We discretize survival time into Kaplan–Meier risk groups. This aligns with clinical reasoning and makes Bayesian modeling tractable.

In [None]:
km_groups = survival_to_km_groups(time_days, q=5)

plt.hist(km_groups)
plt.title('Discrete Survival Risk Groups')
plt.show()

## 4. Inject Survival‑Associated Signal

We inject monotonic expression shifts into a small gene subset to mimic real prognostic pathways.

In [None]:
rng = np.random.default_rng(7)
expr_signal, signal_genes = inject_survival_signal(expr, km_groups, cfg, rng)

print('True signal genes:', sorted(signal_genes))

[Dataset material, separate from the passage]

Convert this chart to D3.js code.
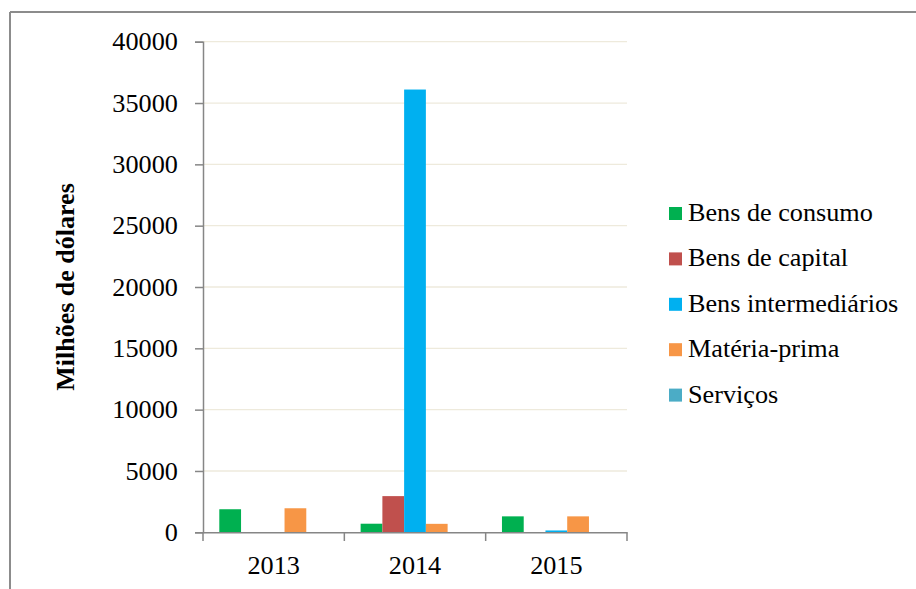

## 5. Discretize Gene Expression

Expression is discretized into a small number of bins to keep conditional probability tables learnable.

In [None]:
X_disc = maybe_supervised_bncuts(expr_signal, km_groups, n_bins=3)
X_disc.shape

## 6. Iterative Bayesian Network Learning

Each iteration:
1. Samples a small gene subset
2. Learns a Naive‑Bayes BN (Outcome → genes)
3. Performs probabilistic inference
4. Updates feature sampling probabilities based on AUC feedback

In [None]:
iter_cfg = IterConfig(n_iters=25, subset_size=20)
result = run_iterative_bn(X_disc, km_groups, iter_cfg, seed=7)

print('Best AUC:', result.best_auc)

## 7. Learning Dynamics

The AUC should improve over iterations as the model focuses on informative gene subsets.

In [None]:
plt.plot(result.aucs, marker='o')
plt.xlabel('Iteration')
plt.ylabel('AUC (worst‑risk vs rest)')
plt.title('Adaptive Learning Curve')
plt.show()

## 8. What the Model Learns

- Stable gene subsets repeatedly connected to survival
- Interpretable causal structure
- Personalized risk probabilities with uncertainty


## 9. Key Takeaways

- Bayesian networks excel in low‑data, high‑dimensional biology
- Discretized survival aligns modeling with clinical intuition
- Adaptive sampling balances exploration and exploitation

**This pipeline is designed for real‑world precision oncology constraints.**